La première bataille d’importance à laquelle le marquis de Castelnau prit part, auprès de Turenne et de Condé, fut à Fribourg-en-Brisgau, le 3 août 1644. Le général des ennemis était Mercy ; et ce général, depuis la mort de Wallenstein, de Spinola et de Gustave le roi de Suède, était bien, avec Gallas et Piccolomini, le plus redoutable de ceux qui eussent paru, dans la longue guerre de Trente Ans, du côté de l’étranger.

Aussitôt prévenu de la manière toute d’honneur dont le régiment Mazarin s’était comporté sous les ordres d’un tel chef, au cours de cette rencontre, le cardinal ne voulut pas différer plus longtemps d’exprimer au duc d’Enghien la satisfaction qu’il avait ressentie à l’endroit d’un homme qui défendait si bien ses couleurs.

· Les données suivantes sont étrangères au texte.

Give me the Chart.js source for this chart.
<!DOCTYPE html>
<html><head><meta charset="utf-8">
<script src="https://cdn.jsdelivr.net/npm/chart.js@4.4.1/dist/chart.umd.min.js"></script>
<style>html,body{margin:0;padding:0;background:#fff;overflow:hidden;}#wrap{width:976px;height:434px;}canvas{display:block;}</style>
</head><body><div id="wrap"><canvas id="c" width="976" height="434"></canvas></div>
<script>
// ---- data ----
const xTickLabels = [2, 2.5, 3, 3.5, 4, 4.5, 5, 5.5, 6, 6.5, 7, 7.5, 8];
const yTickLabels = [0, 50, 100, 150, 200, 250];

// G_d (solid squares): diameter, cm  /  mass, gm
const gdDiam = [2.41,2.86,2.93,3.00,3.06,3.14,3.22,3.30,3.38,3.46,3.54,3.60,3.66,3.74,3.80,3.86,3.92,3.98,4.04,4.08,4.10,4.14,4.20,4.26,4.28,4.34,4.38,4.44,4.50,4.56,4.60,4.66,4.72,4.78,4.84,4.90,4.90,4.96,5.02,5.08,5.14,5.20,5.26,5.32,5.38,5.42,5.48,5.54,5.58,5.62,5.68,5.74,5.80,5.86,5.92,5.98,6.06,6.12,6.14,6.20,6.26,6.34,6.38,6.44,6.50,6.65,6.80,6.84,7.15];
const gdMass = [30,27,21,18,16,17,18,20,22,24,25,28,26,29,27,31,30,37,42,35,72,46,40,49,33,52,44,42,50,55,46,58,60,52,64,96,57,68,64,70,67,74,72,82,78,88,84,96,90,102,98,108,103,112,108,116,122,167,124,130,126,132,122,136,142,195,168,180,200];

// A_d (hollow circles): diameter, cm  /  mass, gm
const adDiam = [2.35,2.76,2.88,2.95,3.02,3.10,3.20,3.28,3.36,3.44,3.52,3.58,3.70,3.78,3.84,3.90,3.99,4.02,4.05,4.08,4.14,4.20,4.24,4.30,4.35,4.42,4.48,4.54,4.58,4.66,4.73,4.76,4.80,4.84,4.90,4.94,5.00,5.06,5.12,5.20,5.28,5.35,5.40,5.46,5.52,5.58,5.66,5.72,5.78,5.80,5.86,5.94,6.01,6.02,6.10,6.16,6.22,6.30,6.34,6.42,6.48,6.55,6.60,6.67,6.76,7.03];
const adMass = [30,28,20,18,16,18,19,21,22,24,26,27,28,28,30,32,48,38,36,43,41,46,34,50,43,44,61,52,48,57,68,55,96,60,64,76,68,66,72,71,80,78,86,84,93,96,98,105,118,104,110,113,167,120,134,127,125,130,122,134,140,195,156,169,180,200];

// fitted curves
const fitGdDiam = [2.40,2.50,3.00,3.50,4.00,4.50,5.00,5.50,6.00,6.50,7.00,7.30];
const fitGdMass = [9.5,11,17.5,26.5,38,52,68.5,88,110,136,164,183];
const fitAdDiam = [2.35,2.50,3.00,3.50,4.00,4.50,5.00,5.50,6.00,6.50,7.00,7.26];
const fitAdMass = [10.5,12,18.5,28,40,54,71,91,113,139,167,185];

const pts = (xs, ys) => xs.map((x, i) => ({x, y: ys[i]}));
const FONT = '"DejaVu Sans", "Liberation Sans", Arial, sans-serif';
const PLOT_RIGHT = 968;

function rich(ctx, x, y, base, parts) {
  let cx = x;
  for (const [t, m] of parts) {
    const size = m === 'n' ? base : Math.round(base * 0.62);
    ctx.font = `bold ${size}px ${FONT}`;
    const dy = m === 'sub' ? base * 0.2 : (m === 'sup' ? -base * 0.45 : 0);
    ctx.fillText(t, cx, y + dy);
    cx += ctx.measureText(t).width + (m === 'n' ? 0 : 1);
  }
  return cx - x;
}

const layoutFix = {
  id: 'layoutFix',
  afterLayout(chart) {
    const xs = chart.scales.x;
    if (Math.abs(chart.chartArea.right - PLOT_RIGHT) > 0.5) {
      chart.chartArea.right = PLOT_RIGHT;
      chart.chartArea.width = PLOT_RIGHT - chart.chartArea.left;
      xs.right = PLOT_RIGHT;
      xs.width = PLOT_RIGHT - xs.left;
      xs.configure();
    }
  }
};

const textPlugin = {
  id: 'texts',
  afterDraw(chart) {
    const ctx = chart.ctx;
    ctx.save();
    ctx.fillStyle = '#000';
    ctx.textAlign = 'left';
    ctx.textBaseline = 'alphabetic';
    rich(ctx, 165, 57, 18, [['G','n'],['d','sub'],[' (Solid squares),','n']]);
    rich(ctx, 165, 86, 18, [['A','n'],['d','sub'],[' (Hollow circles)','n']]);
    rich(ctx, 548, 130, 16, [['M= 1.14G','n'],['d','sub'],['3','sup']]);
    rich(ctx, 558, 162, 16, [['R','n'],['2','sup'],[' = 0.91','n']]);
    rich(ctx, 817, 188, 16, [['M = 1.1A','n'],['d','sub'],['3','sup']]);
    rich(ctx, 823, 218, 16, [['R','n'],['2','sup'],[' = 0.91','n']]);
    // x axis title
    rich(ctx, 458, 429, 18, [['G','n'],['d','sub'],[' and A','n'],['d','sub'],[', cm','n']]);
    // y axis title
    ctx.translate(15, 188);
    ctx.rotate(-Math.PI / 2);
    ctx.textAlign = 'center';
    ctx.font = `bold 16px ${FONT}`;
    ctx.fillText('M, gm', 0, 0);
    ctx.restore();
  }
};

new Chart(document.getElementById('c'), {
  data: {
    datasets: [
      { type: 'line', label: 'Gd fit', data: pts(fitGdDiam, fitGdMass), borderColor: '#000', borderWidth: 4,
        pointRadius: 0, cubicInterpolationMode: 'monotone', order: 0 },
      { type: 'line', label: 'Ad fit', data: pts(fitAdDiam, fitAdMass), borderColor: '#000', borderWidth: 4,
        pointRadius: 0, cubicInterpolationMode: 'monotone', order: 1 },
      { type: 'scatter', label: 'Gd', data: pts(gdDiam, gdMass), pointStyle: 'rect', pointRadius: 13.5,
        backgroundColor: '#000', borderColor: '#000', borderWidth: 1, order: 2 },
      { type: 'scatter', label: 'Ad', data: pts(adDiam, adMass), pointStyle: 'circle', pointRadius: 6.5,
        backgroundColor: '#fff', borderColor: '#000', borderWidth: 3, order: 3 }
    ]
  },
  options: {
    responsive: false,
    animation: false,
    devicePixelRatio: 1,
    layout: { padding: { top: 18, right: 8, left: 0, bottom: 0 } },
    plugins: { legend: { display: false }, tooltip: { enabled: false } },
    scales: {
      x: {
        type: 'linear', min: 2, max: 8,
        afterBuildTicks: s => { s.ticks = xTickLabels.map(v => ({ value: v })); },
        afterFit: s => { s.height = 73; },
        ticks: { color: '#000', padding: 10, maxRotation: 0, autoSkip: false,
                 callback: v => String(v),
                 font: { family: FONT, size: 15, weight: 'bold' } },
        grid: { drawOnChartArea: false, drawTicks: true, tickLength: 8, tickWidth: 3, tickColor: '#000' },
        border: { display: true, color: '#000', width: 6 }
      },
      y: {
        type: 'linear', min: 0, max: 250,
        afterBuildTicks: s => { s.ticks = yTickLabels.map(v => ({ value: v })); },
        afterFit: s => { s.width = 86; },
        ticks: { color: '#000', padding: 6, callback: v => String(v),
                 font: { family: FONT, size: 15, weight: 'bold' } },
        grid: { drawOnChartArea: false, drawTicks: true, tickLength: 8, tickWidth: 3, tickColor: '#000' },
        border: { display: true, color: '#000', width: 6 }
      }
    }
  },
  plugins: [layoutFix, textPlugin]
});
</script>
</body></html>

De Paris, à la date du 17 août 1644, il écrivait au Prince : « Je crois que le sieur de Castelnau sera bien aise de continuer à servir avec mon régiment ; dans l’assurance qu’il doit avoir que, dans la bonne opinion que vous avez de lui et de l’inclination que j’ai pour sa personne, je lui procurerai des avantages dont il aura sujet d’être content. »

Le principal de ces avantages est que M. de Castelnau fut, après Fribourg, élevé au grade de maréchal de camp ; mais, l’année suivante, après la bataille de Nordlingen, Son Eminence devait le nommer maréchal de bataille. C’étaient là de beaux titres et par lesquels Castelnau commençait de prétendre à ceux que de nouveaux succès allaient lui mériter : le grade si recherché de lieutenant-général et, la veille même de sa mort, au lendemain du combat des Dunes, cet autre grade, le plus élevé de tous en dignité et en faveur : celui de maréchal de France.